The Greg Ellis Injury:
While I think that this may have contributed to the Cowboys’ slide, I can’t say it’s the main factor. The reasoning goes that with Ellis out teams could slide their protection to DeMarcus Ware’s side, thereby negating the Cowboys pass rush. Its simplicity is its attractiveness. It allows us to easily assign blame and it allows us to believe that it is easily fixed by having a healthy Greg Ellis back or by inserting Anthony Spencer into the lineup.

But here’s my problem with this theory, if Ellis was doing such a good job in keeping the blocking evenly distributed between he and Ware, wouldn’t it follow that Ware’s sacks would be higher in the early part of the season and would decrease in the later part when offense were sliding their protection to him? But look at what the stats say using Ellis’ injury in the Arizona game as the demarcation line. Up through the Arizona game, Ware had 5 sacks in 9 games. After the Ellis injury, he had 6 ½ sacks in 8 games. Granted he had 3 of those sacks against the Lions and I don’t have numbers on QB pressures and the like, but the distribution of Ware’s numbers doesn’t seem to have been affected that much by pre and post-Ellis. So this theory doesn’t account for the defensive slide by the Cowboys for me.

The Vanilla Defense:

This idea maintains that the Cowboys defense under Parcells was so predictable that teams figured it out as the season wore on and learned ways to defeat it. I don’t buy this theory for one reason; Parcells has pretty much been running the same defense his whole career. Sure he had Belichick for a while who might’ve mixed things up a little whereas Zimmer wasn’t familiar enough with the 3-4 to make adjustments, but even in New England Belichick runs a very similar defense to Parcells. So if a team had wanted to study Parcells defense and figure out a way to defeat it they had years and years of film to watch in order to accomplish it. But as Mickey points out, for the first 10 games or so of the season the Cowboys defense was one of the best units in the league. This theory is shaky to me.

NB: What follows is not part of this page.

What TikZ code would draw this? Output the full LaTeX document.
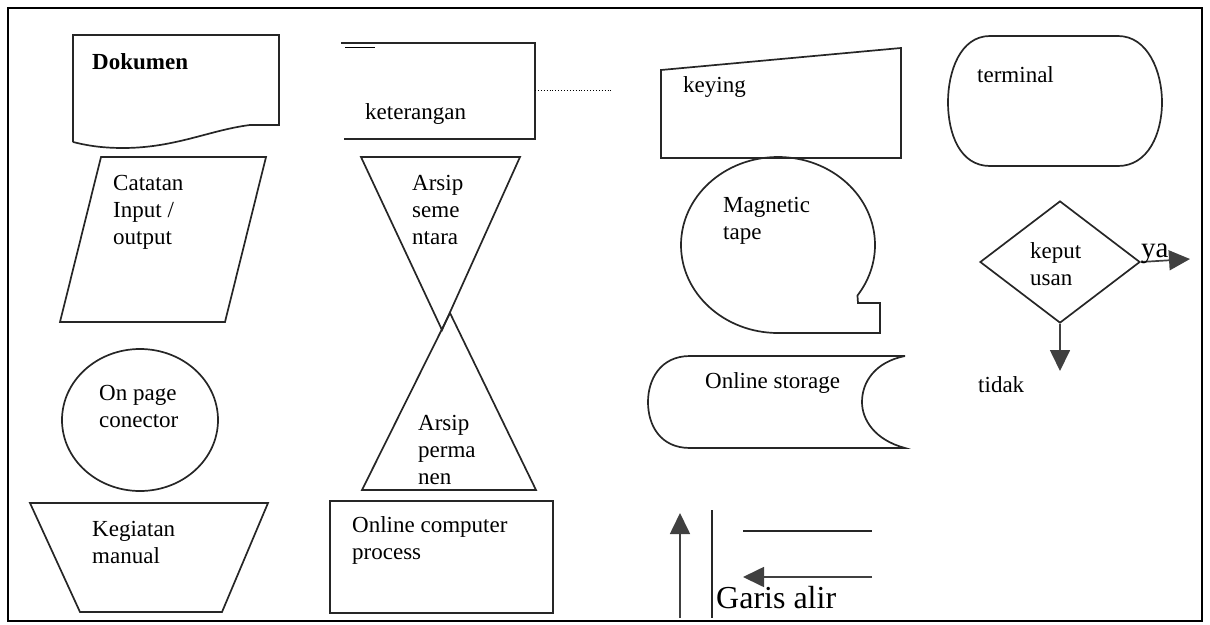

The Sean Payton Blueprint:

Under this supposition the main reason for the collapse of the defense was that Sean Payton showed the rest of the league what to do to score points on the Cowboys. In one sense, this is an extension of the Vanilla Defense theory because it says someone finally figured it out. But the reason this theory is a little different is because not only did Payton have intimate knowledge of the scheme, but he had intimate knowledge of the players themselves,  he knew their strengths and weaknesses and knew their tendencies better than any other opposing coach. He also knew the coaching staff’s thoughts and tendencies so he was in the best position to exploit it. Once he did, the rest of the league followed. Payton had knowledge that you just couldn’t pick up from watching film.

I give some credence to this theory. I think the teams that followed the Saints in playing us studied that game tape like it was the Gospel. It may have given them an advantage that previous teams didn’t have. So I can’t totally dismiss it.

The Tired Players Excuse:
This one is a little new to me but was brought up by a couple of players in Mickey’s article. I can’t get on board with this one. It implies that Bill Parcells was working his players so hard that by the end of the season they just didn’t have the legs to make the plays needed. Now, if the Cowboys defense was an aging unit that had a legion of games under their belt, then maybe, just maybe, there would be some truth to it. But the Cowboys defense is made up of a lot of young players. So to believe this theory you would have to believe that Parcells was putting them through extremely long practice sessions like no team before. It’s too much of a stretch for me.

The Players Failed:
To me, this is the most likely theory in combination with the Sean Payton Blueprint. I watched every game from last year at least twice, sometimes more than that, and I saw a lot of plays where guys were in position to make plays, but just didn’t do it. Especially towards the end of the season. We see it in sports every year; a team has a bad stretch, and they lose their swagger and it just starts to build upon itself until they just can’t get back to how they were playing previously. Granted, it’s a mysterious situation that is hard to define, and without a lot of logical backing. But it happens to sports teams every year. Once they lose that confidence they just can’t get it back and it builds on itself. One game is all it takes to set this in motion. So while I usually go with facts and stats to determine things like this, I just can’t ignore this theory.

A quote from Jason Ferguson nails it for me:

Then there is this from nose tackle Jason Ferguson, who readily points out Parcells' 3-4 style of defense "doesn't hide you - not a defense that will bail you out of stuff." He means, it's pretty basic. No tricks. Just mano a mano.

"Why didn't we do this? Why couldn't we help ourselves?" Ferguson said. "We stayed basic, stayed in the same thing and we didn't get it done as players."

So for me, I’m going with a combination of the Sean Payton Blueprint mixed with a healthy dose of The Players Failed. Call me a Parcells’ apologist or whatever, it’s just the way I see it. Of course, it’s not the only way to see it and I expect a lot of disagreement and ridicule from you guys. So let’s hear your pick of the theories, or better yet, if you have one of your own that I didn’t cover, write it up for the rest of us.